> _What the task requires_
Leave out every picture. Copy exactly the lines from the one holding "What matplotlib code" through the one holding "from matplotlib.patches import Rectangle".
# # # # # # #
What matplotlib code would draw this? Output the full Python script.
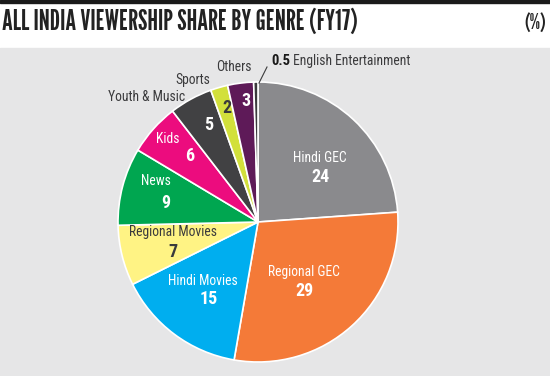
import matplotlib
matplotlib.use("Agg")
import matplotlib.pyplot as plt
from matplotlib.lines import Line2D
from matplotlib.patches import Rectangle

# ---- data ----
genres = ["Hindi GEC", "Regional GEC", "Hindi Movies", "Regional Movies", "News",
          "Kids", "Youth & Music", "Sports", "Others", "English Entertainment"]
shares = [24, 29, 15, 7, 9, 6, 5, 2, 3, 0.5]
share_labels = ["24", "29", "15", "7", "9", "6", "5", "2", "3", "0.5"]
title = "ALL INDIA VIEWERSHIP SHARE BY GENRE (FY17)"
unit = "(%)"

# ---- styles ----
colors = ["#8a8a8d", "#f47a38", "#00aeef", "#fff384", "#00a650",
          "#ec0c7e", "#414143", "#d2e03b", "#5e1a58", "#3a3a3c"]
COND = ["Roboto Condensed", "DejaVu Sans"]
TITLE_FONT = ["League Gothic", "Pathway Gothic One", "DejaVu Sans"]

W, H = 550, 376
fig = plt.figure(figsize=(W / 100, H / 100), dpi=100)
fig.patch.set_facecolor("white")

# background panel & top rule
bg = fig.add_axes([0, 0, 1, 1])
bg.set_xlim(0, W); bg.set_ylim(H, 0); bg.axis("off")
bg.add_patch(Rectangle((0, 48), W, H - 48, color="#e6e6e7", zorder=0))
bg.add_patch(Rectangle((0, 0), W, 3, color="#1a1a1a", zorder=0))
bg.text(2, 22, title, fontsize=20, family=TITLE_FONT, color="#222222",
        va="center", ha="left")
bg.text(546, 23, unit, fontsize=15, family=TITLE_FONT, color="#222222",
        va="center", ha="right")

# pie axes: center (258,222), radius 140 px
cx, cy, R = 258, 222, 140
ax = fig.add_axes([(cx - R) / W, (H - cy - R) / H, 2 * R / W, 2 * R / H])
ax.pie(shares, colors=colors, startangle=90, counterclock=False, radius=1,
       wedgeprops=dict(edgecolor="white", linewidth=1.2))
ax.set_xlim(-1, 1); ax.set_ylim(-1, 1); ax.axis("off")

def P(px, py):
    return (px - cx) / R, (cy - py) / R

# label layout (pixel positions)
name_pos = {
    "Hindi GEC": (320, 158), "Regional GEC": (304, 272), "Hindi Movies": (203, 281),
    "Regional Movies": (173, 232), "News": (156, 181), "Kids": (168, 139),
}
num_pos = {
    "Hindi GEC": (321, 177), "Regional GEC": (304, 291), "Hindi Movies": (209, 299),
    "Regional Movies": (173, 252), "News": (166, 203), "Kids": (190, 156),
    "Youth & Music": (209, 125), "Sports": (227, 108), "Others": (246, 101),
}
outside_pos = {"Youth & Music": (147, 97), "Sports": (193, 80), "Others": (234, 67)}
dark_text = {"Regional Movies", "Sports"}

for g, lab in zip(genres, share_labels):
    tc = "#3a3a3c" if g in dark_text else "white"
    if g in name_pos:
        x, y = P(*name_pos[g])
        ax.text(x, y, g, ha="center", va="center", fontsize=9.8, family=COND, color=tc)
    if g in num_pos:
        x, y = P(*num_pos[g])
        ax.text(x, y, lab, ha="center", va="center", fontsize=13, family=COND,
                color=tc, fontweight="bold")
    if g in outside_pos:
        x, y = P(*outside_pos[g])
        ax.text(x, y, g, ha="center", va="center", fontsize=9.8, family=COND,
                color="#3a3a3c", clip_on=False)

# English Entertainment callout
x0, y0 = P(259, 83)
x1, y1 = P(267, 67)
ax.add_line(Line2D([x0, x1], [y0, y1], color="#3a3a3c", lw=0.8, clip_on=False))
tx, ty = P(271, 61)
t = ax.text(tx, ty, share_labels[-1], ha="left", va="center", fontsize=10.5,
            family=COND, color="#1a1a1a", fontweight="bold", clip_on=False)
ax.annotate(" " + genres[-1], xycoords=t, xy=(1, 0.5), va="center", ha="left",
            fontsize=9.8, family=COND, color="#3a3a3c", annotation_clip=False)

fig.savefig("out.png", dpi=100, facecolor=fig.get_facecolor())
# # # # # # #
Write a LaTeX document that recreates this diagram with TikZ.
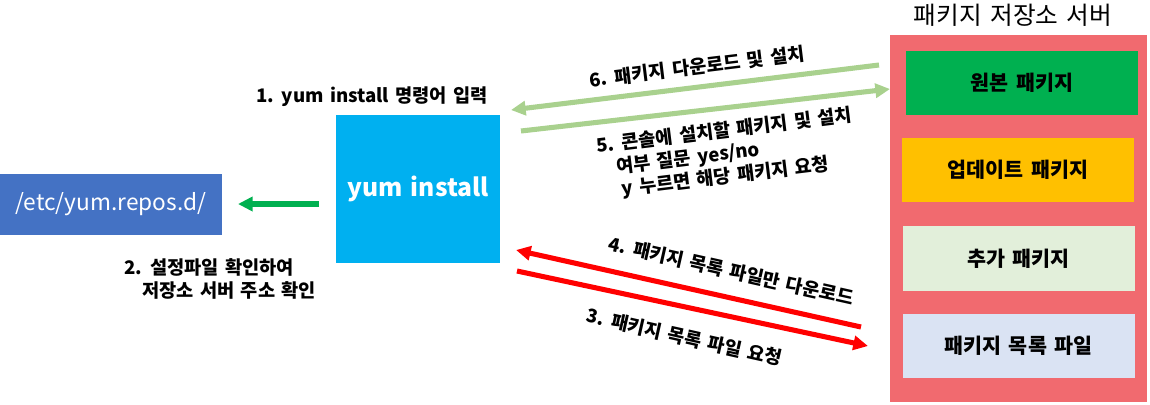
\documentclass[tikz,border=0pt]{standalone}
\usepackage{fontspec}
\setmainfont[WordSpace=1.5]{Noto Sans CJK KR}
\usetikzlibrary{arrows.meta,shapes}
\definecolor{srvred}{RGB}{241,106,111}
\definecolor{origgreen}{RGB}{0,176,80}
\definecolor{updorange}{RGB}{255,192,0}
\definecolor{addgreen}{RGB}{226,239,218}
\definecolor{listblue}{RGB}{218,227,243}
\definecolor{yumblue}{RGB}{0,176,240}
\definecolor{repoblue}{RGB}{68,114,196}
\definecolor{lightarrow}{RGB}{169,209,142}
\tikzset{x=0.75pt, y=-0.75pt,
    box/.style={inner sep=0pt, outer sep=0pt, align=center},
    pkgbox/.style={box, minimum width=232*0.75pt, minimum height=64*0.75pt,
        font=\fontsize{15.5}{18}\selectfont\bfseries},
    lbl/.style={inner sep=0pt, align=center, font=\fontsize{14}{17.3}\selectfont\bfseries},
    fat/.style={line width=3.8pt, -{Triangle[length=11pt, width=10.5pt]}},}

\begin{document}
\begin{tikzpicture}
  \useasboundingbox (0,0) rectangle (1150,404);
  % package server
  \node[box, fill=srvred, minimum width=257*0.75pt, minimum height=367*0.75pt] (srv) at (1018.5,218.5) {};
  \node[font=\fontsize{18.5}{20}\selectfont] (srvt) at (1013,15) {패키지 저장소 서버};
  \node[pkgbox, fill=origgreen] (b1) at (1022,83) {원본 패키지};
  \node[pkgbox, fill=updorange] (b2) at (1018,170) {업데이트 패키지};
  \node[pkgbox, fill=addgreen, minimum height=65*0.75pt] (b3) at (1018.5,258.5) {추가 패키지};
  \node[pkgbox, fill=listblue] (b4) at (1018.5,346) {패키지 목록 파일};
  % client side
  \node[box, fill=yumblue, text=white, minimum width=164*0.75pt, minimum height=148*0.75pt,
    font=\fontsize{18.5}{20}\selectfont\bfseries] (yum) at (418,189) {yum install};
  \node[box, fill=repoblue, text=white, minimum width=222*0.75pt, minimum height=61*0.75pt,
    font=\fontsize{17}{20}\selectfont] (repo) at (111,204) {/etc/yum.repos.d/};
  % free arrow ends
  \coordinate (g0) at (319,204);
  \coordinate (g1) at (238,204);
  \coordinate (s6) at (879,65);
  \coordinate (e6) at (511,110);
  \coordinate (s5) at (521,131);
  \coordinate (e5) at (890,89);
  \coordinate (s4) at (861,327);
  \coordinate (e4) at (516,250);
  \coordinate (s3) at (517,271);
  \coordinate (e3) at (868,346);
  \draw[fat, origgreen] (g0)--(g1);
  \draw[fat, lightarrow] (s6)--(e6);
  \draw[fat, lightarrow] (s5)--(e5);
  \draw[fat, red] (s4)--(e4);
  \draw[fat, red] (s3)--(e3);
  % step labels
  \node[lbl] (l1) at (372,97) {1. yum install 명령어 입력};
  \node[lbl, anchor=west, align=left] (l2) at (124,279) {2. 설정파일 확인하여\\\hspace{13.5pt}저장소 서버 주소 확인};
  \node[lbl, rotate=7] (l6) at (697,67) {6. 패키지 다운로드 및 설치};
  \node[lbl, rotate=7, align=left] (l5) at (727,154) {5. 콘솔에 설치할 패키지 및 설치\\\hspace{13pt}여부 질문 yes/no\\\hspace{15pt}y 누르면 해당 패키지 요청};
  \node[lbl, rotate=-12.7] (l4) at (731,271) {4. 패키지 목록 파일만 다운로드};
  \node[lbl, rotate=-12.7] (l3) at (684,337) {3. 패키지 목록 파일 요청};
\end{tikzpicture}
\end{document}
# # # # # # #
> _Expected output_
What matplotlib code would draw this? Output the full Python script.
import matplotlib
matplotlib.use("Agg")
import matplotlib.pyplot as plt
from matplotlib.lines import Line2D
from matplotlib.patches import Rectangle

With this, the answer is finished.